The recent onslaught of putative class actions alleging violations of Illinois’ Biometric Information Privacy Act (“BIPA”), codified at 740 ILCS 14/1 et. seq., has left many Illinois companies scrambling to find answers (and defense lawyers).

While BIPA putative class actions have been filed against web-based companies like Shutterfly, Google, and Facebook, more recently it has been used to haul into court employers using the increasingly-popular “biometric time clocks.”  Biometric time clocks allow employees to clock in and out using a scan of their fingerprint or retina and have the advantage of providing efficiency and reliability, since they eliminate paper punch-cards, allow for real-time reports, and prevent fraudulent “buddy-clocking.”  However, Illinois companies using these time clocks must adhere to the guidelines espoused in BIPA.

What does BIPA require?

BIPA regulates the collection, use, safeguarding, and storage of biometric information and biometric identifiers (such as fingerprints, retina scans, or face scans) (herein referred to as “biometric information”).  It requires any private entity in possession of biometric information to: (1) develop a written policy governing management of the biometric information; (2) inform the owner of the biometric information; and (3) obtain consent from the employee to gather the biometric information.

  • Develop a written policy.  The policy must be available to the public and establish a retention schedule and guidelines for permanently destroying the biometric information.  The private entity must destroy the biometric information when the purpose for its use has been satisfied or within three years of the individual’s last interaction with the entity (whichever occurs first).
  • Inform the individual.  The individual must be informed in writing that his or her biometric information is being collected, the purpose of the collection, and the length of time the biometric information will be collected, stored, and used.
  • Obtain a Written Release.  The entity must obtain a written release from the individual.

Private entities storing an individual’s biometric information must use a “reasonable standard of care” and treat the information in the same manner as they treat other confidential and sensitive information.  Profiting from an individual’s biometric information (such as selling, leasing, or trading the information) is prohibited.  Before disclosing biometric information, an entity must obtain consent from the individual.  (There are exceptions to this requirement, including when mandated by law or in response to a warrant or subpoena).

Damages Under BIPA

BIPA provides for a private right of action, meaning individuals “aggrieved by a violation” of the Act may sue and, if the individual prevails, may receive:

  • $1,000 in liquidated damages or actual damages (whichever is higher) for each negligent violation
  • $5,000 or actual damages (whichever is higher) for each intentional or reckless violation
  • attorneys’ fees and costs
  • injunctive or other relief

Questions Remain

Because Illinois was the first state to enact a biometric privacy law, there are many legal issues that have yet to be resolved.  For example, what constitutes a violation of the Act?  In the context of biometric time clocks, does a separate violation occur every time an employee clocks in or out using a fingerprint or retina scan?  If so, an employer could face considerable damages if sued by an employee.

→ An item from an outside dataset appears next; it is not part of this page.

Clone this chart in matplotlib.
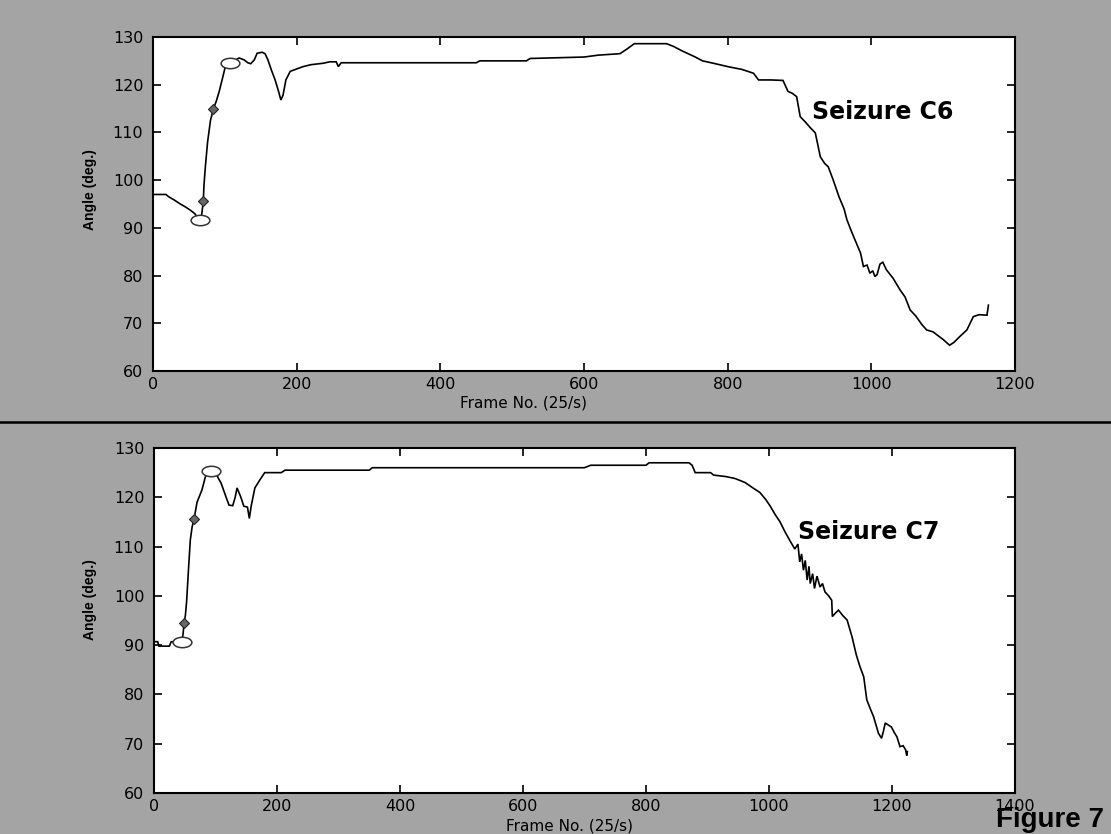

Also, will actual damages be necessary to prevail?  What constitutes injury-in-fact under Article III?  While the court in Monroe v. Shutterfly, 2017 U.S. Dist. LEXIS 149604, *30 (N. D. Ill. Sept. 15, 2017), agreed that whether a plaintiff needs to show actual damages under BIPA was not “free from doubt,” it declined to hold that a showing of actual damages was necessary to state a claim.  Further litigation on this issue, including possible appeals to the Seventh Circuit, may add clarity.

As for Article III standing, the Monroe court concluded, sua sponte, that the plaintiff had standing because he was able to show an invasion of privacy.  The court differentiated Monroe from prior BIPA cases where there was no injury-in-fact, explaining that, in those cases, plaintiffs voluntarily provided their biometric information to defendants and could not otherwise show injury (e.g., a hacker gaining access to the biometric information). The Monroe plaintiff, in contrast, had not voluntarily provided his biometric information to Shutterfly.  The Northern District of California recently heard arguments on this issue in a BIPA case brought by Facebook users against the social networking site, in Facebook Biometric Info. Privacy Litig., Civil Action No. 3:15-cv-03747.  At the time of publication of this article, the Facebook court had not yet ruled on whether the plaintiffs to that action have standing.

Although questions remain regarding the legal technicalities of BIPA, prudent companies doing business in Illinois that are collecting, using, or storing biometric information should follow BIPA’s guidelines discussed above.